As reported by the Washington Post, the family of 32-year-old Activision Blizzard finance manager Kerri Moynihan, who was found dead during a company retreat in 2017, are claiming sexual harassment was a "significant factor" in her suicide.
Moynihan's death was one of many disturbing incidents referenced in last year's State of California lawsuit, which called Activision Blizzard "a breeding ground for harassment and discrimination against women" and spoke of a "frat boy culture" at the company where "women were subjected to numerous sexual comments and advances, groping and unwanted physical touching, and other forms of harassment."
The California lawsuit also specifically alleged that male co-workers had passed around a picture of Moynihan's vagina during the business retreat prior to her suicide (although she was not directly named in the filing), and referenced a "male supervisor" who was claimed to have brought sex toys with him on the trip.
That supervisor is named as Greg Restituito in the new wrongful death filing, submitted to the Los Angeles Superior Court, with Paul and Janet Moynihan claiming Restituito initially lied to California investigators looking into their daughters's death at Disney's Grand Californian Hotel & Spa - concealing the fact he had a sexual relationship with Moynihan, while also attempting to hide evidence of the relationship following her death.
The lawsuit also alleges Activision Blizzard refused to hand Moynihan's company-issued laptop over to police during the inquiry, claimed her mobile phone had been "wiped", and refused to give investigators access to Restituito's laptop and mobile phone.
In a statement provided to the Wall Street Journal in response to its latest report, Activision Blizzard declined to directly address allegations made in the lawsuit, only saying it was "deeply saddened by the tragic death of Ms.
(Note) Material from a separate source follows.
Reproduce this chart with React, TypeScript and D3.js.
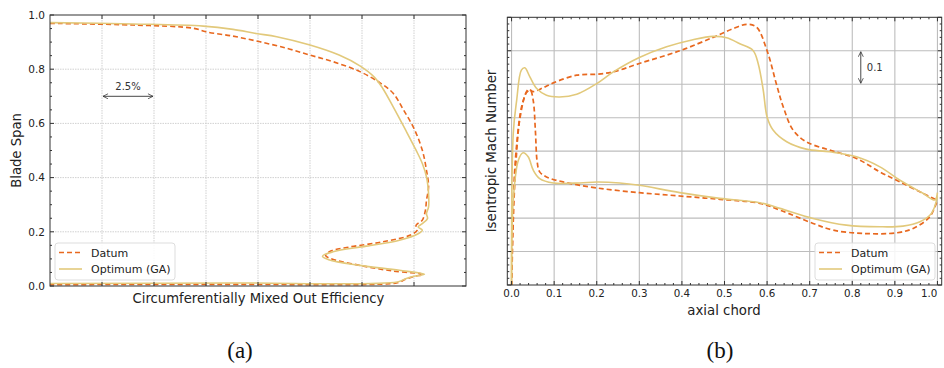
import React from "react";
import * as d3 from "d3";

// ---------- Panel (a): spanwise efficiency ----------
const effTicks = [2.5, 5, 7.5, 10, 12.5, 15, 17.5];
const spanTicks = [0, 0.2, 0.4, 0.6, 0.8, 1.0];
const datumEff = [0, 4.0, 6.9, 7.5, 8.8, 10.1, 11.4, 12.5, 13.6, 14.9, 15.9, 16.5, 17.0, 17.5, 17.9, 18.1, 18.2, 18.1, 18.05, 17.9, 17.6, 17.65, 17.3, 16.0, 14.4, 13.5, 13.25, 13.5, 14.9, 16.5, 17.95, 17.5, 17.1, 16.7, 16.0, 8, 0];
const datumSpan = [0.969, 0.963, 0.951, 0.938, 0.922, 0.901, 0.877, 0.852, 0.828, 0.791, 0.748, 0.711, 0.649, 0.581, 0.501, 0.427, 0.366, 0.316, 0.28, 0.243, 0.224, 0.206, 0.187, 0.163, 0.144, 0.129, 0.113, 0.101, 0.076, 0.055, 0.043, 0.035, 0.025, 0.012, 0.007, 0.006, 0.005];
const optEff = [0, 4.0, 7.37, 8.8, 9.9, 10.9, 12.5, 13.9, 14.9, 15.6, 16.0, 16.5, 17.1, 17.6, 17.9, 18.1, 18.2, 18.2, 18.1, 18.15, 17.9, 17.7, 17.9, 17.7, 16.8, 15.2, 13.6, 13.1, 13.4, 14.9, 16.8, 18.0, 17.5, 17.1, 16.7, 8.8, 0];
const optSpan = [0.972, 0.967, 0.959, 0.947, 0.932, 0.92, 0.889, 0.852, 0.812, 0.77, 0.729, 0.661, 0.575, 0.501, 0.452, 0.403, 0.341, 0.292, 0.267, 0.249, 0.23, 0.218, 0.206, 0.193, 0.169, 0.147, 0.126, 0.11, 0.097, 0.076, 0.058, 0.043, 0.036, 0.027, 0.015, 0.011, 0.009];

// ---------- Panel (b): isentropic Mach number ----------
const chordTicks = [0, 0.1, 0.2, 0.3, 0.4, 0.5, 0.6, 0.7, 0.8, 0.9, 1.0];
const machGrid = [0.3, 0.4, 0.5, 0.6, 0.7, 0.8, 0.9];
const datumSSx = [0.0, 0.004, 0.012, 0.025, 0.04, 0.05, 0.075, 0.098, 0.153, 0.2, 0.239, 0.3, 0.395, 0.473, 0.52, 0.552, 0.575, 0.6, 0.622, 0.638, 0.661, 0.692, 0.747, 0.81, 0.865, 0.912, 0.966, 0.998];
const datumSSm = [0.15, 0.45, 0.62, 0.74, 0.785, 0.778, 0.79, 0.804, 0.827, 0.83, 0.837, 0.862, 0.9, 0.94, 0.966, 0.979, 0.971, 0.9, 0.8, 0.732, 0.663, 0.628, 0.603, 0.578, 0.538, 0.508, 0.474, 0.454];
const datumPSx = [0.0, 0.003, 0.01, 0.02, 0.035, 0.044, 0.051, 0.056, 0.06, 0.066, 0.082, 0.121, 0.2, 0.3, 0.395, 0.489, 0.583, 0.63, 0.708, 0.755, 0.826, 0.904, 0.943, 0.982, 1.0];
const datumPSm = [0.15, 0.35, 0.56, 0.7, 0.775, 0.782, 0.75, 0.66, 0.57, 0.538, 0.523, 0.508, 0.49, 0.476, 0.466, 0.456, 0.444, 0.424, 0.384, 0.364, 0.354, 0.356, 0.369, 0.404, 0.454];
const optSSx = [0.0, 0.004, 0.012, 0.023, 0.031, 0.043, 0.059, 0.082, 0.113, 0.153, 0.2, 0.239, 0.3, 0.364, 0.426, 0.473, 0.505, 0.536, 0.567, 0.579, 0.591, 0.6, 0.614, 0.646, 0.692, 0.747, 0.81, 0.865, 0.912, 0.966, 0.994, 1.0];
const optSSm = [0.12, 0.653, 0.752, 0.842, 0.849, 0.822, 0.787, 0.767, 0.762, 0.77, 0.802, 0.837, 0.88, 0.912, 0.933, 0.943, 0.939, 0.921, 0.901, 0.862, 0.782, 0.702, 0.663, 0.628, 0.606, 0.598, 0.583, 0.553, 0.513, 0.474, 0.454, 0.476];
const optPSx = [0.0, 0.004, 0.016, 0.027, 0.039, 0.051, 0.066, 0.098, 0.16, 0.2, 0.254, 0.3, 0.395, 0.489, 0.583, 0.63, 0.708, 0.786, 0.865, 0.919, 0.959, 0.986, 1.0];
const optPSm = [0.12, 0.454, 0.573, 0.595, 0.583, 0.543, 0.518, 0.505, 0.505, 0.508, 0.505, 0.498, 0.476, 0.459, 0.446, 0.429, 0.399, 0.379, 0.374, 0.376, 0.389, 0.414, 0.464];

const seriesNames = ["Datum", "Optimum (GA)"];
const DATUM = "#E8681F";
const OPT = "#E2C97B";
const FONT = "'DejaVu Sans', sans-serif";

const zip = (xs: number[], ys: number[]) => xs.map((x, i) => [x, ys[i]] as [number, number]);

function Legend({ x, y }: { x: number; y: number }) {
  return (
    <g transform={`translate(${x},${y})`}>
      <rect x={0} y={0} width={120} height={37} rx={3} fill="white" fillOpacity={0.85} stroke="#dddddd" />
      <line x1={4} x2={27} y1={9.5} y2={9.5} stroke={DATUM} strokeWidth={1.6} strokeDasharray="5,3" />
      <text x={36} y={13.5} fontSize={11} fontFamily={FONT} fill="#222">{seriesNames[0]}</text>
      <line x1={4} x2={27} y1={26} y2={26} stroke={OPT} strokeWidth={1.6} />
      <text x={36} y={30} fontSize={11} fontFamily={FONT} fill="#222">{seriesNames[1]}</text>
    </g>
  );
}

function PanelA() {
  const L = 50, R = 466, T = 15, B = 286;
  const x = d3.scaleLinear().domain([0, 20]).range([L, R]);
  const y = d3.scaleLinear().domain([0, 1]).range([B, T]);
  const line = d3.line<[number, number]>().x(d => x(d[0])).y(d => y(d[1])).curve(d3.curveCatmullRom.alpha(0.5));
  const minorY = d3.range(0, 1.0001, 0.05).map(v => +v.toFixed(2));
  return (
    <g>
      <defs>
        <clipPath id="clipA"><rect x={L} y={T} width={R - L} height={B - T} /></clipPath>
        <marker id="arrA" viewBox="0 0 10 10" refX={9} refY={5} markerWidth={7} markerHeight={7} orient="auto-start-reverse">
          <path d="M1,1 L9,5 L1,9" fill="none" stroke="#333" strokeWidth={1.2} />
        </marker>
      </defs>
      <rect x={L} y={T} width={R - L} height={B - T} fill="white" />
      {effTicks.map(t => (
        <line key={"gx" + t} x1={x(t)} x2={x(t)} y1={T} y2={B} stroke="#cccccc" strokeWidth={0.9} strokeDasharray="1.5,1" />
      ))}
      {spanTicks.slice(1, -1).map(t => (
        <line key={"gy" + t} x1={L} x2={R} y1={y(t)} y2={y(t)} stroke="#cccccc" strokeWidth={0.9} strokeDasharray="1.5,1" />
      ))}
      <g clipPath="url(#clipA)">
        <path d={line(zip(datumEff, datumSpan)) || ""} fill="none" stroke={DATUM} strokeWidth={1.6} strokeDasharray="5,3" />
        <path d={line(zip(optEff, optSpan)) || ""} fill="none" stroke={OPT} strokeWidth={1.6} />
      </g>
      {minorY.map(t => {
        const major = spanTicks.some(s => Math.abs(s - t) < 1e-6);
        const len = major ? 4 : 2;
        return (
          <g key={"ty" + t}>
            <line x1={L} x2={L + len} y1={y(t)} y2={y(t)} stroke="#333" />
            <line x1={R} x2={R - len} y1={y(t)} y2={y(t)} stroke="#333" />
          </g>
        );
      })}
      {effTicks.map(t => (
        <g key={"tx" + t}>
          <line x1={x(t)} x2={x(t)} y1={B} y2={B - 4} stroke="#333" />
          <line x1={x(t)} x2={x(t)} y1={T} y2={T + 4} stroke="#333" />
        </g>
      ))}
      <rect x={L} y={T} width={R - L} height={B - T} fill="none" stroke="#333" strokeWidth={1} />
      {spanTicks.map(t => (
        <text key={"ly" + t} x={L - 5} y={y(t) + 3.8} textAnchor="end" fontSize={10.5} fontFamily={FONT} fill="#222">{t.toFixed(1)}</text>
      ))}
      <text x={(L + R) / 2 + 0.5} y={302.5} textAnchor="middle" fontSize={13.2} fontFamily={FONT} fill="#222">Circumferentially Mixed Out Efficiency</text>
      <text transform={`translate(21,${(T + B) / 2}) rotate(-90)`} textAnchor="middle" fontSize={13.2} fontFamily={FONT} fill="#222">Blade Span</text>
      <line x1={x(2.5) + 1} x2={x(5) - 1} y1={y(0.7)} y2={y(0.7)} stroke="#333" strokeWidth={0.9} markerStart="url(#arrA)" markerEnd="url(#arrA)" />
      <text x={(x(2.5) + x(5)) / 2} y={y(0.7) - 6} textAnchor="middle" fontSize={10} fontFamily={FONT} fill="#333">2.5%</text>
      <Legend x={55} y={243} />
    </g>
  );
}

function PanelB() {
  const L = 507.3, R = 941.7, T = 17.3, B = 285;
  const x = d3.scaleLinear().domain([-0.01, 1.01]).range([L, R]);
  const y = d3.scaleLinear().domain([0.2, 1.0]).range([B, T]);
  const line = d3.line<[number, number]>().x(d => x(d[0])).y(d => y(d[1])).curve(d3.curveCatmullRom.alpha(0.5));
  const minorX = d3.range(0, 51).map(i => i * 0.02).filter(v => x(v) <= R);
  const minorY = d3.range(0, 41).map(i => 0.2 + i * 0.02);
  return (
    <g>
      <defs>
        <clipPath id="clipB"><rect x={L} y={T} width={R - L} height={B - T} /></clipPath>
        <marker id="arrB" viewBox="0 0 10 10" refX={9} refY={5} markerWidth={7} markerHeight={7} orient="auto-start-reverse">
          <path d="M1,1 L9,5 L1,9" fill="none" stroke="#333" strokeWidth={1.2} />
        </marker>
      </defs>
      <rect x={L} y={T} width={R - L} height={B - T} fill="white" />
      {chordTicks.map(t => (
        <line key={"gx" + t} x1={x(t)} x2={x(t)} y1={T} y2={B} stroke="#bdbdbd" strokeWidth={1.1} />
      ))}
      {machGrid.map(t => (
        <line key={"gy" + t} x1={L} x2={R} y1={y(t)} y2={y(t)} stroke="#bdbdbd" strokeWidth={1.1} />
      ))}
      <g clipPath="url(#clipB)">
        <path d={line(zip(datumSSx, datumSSm)) || ""} fill="none" stroke={DATUM} strokeWidth={1.7} strokeDasharray="5,3" />
        <path d={line(zip(datumPSx, datumPSm)) || ""} fill="none" stroke={DATUM} strokeWidth={1.7} strokeDasharray="5,3" />
        <path d={line(zip(optSSx, optSSm)) || ""} fill="none" stroke={OPT} strokeWidth={1.6} />
        <path d={line(zip(optPSx, optPSm)) || ""} fill="none" stroke={OPT} strokeWidth={1.6} />
      </g>
      {minorX.map((t, i) => {
        const len = i % 5 === 0 ? 4 : 2;
        return (
          <g key={"tx" + i}>
            <line x1={x(t)} x2={x(t)} y1={B} y2={B - len} stroke="#333" />
            <line x1={x(t)} x2={x(t)} y1={T} y2={T + len} stroke="#333" />
          </g>
        );
      })}
      {minorY.map((t, i) => {
        const len = i % 5 === 0 ? 4 : 2;
        return (
          <g key={"ty" + i}>
            <line x1={L} x2={L + len} y1={y(t)} y2={y(t)} stroke="#333" />
            <line x1={R} x2={R - len} y1={y(t)} y2={y(t)} stroke="#333" />
          </g>
        );
      })}
      <rect x={L} y={T} width={R - L} height={B - T} fill="none" stroke="#333" strokeWidth={1} />
      {chordTicks.map(t => (
        <text key={"lx" + t} x={Math.min(x(t), 943)} y={297} textAnchor={x(t) > 930 ? "end" : "middle"} dx={x(t) > 930 ? 0 : 0} fontSize={10.3} fontFamily={FONT} fill="#222">{t.toFixed(1)}</text>
      ))}
      <text x={724} y={314.5} textAnchor="middle" fontSize={13.3} fontFamily={FONT} fill="#222">axial chord</text>
      <text transform={`translate(496,151) rotate(-90)`} textAnchor="middle" fontSize={13.3} fontFamily={FONT} fill="#222">Isentropic Mach Number</text>
      <line x1={x(0.82)} x2={x(0.82)} y1={y(0.9) + 1} y2={y(0.8) - 1} stroke="#333" strokeWidth={0.9} markerStart="url(#arrB)" markerEnd="url(#arrB)" />
      <text x={x(0.82) + 6} y={y(0.85) + 3.5} fontSize={10} fontFamily={FONT} fill="#333">0.1</text>
      <Legend x={815} y={243} />
    </g>
  );
}

export default function App() {
  return (
    <svg width={944} height={368} style={{ position: "absolute", left: 0, top: 0, background: "white" }}>
      <rect x={0} y={0} width={944} height={368} fill="white" />
      <PanelA />
      <PanelB />
      <text x={240} y={358} textAnchor="middle" fontSize={23} fontFamily="'Liberation Serif', serif" fill="#111">(a)</text>
      <text x={720} y={358} textAnchor="middle" fontSize={23} fontFamily="'Liberation Serif', serif" fill="#111">(b)</text>
    </svg>
  );
}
Moynihan, who was a valued member of the company" and that it would "address the complaint through the legal process as appropriate, and out of respect for the family [had] no further comment at this time."
Activision Blizzard did, of course, take a considerably more combative tone in a statement released following the publication of last year's state of California lawsuit, claiming the filing contained "distorted, and in many cases false, descriptions of Blizzard's past", insisting, "It is this type of irresponsible behaviour from unaccountable State bureaucrats that are driving many of the State's best businesses out of California."
Condemnation of that statement's tone was swift, and Activision Blizzard's attempts to right its public image have only worsened since then. CEO Bobby Kotick was subsequently the subject of a damning report claiming he was aware of sexual misconduct within the company "for years", and the publisher's repeated insistence it is working hard to improve its company culture continues to be undermined by its actions.
Earlier this week, Activision Blizzard attempted to blame the fact it had failed to introduce a third woman to its board of directors last year, as California state law mandates, on Microsoft's recent $69BN acquisition of the beleaguered publisher.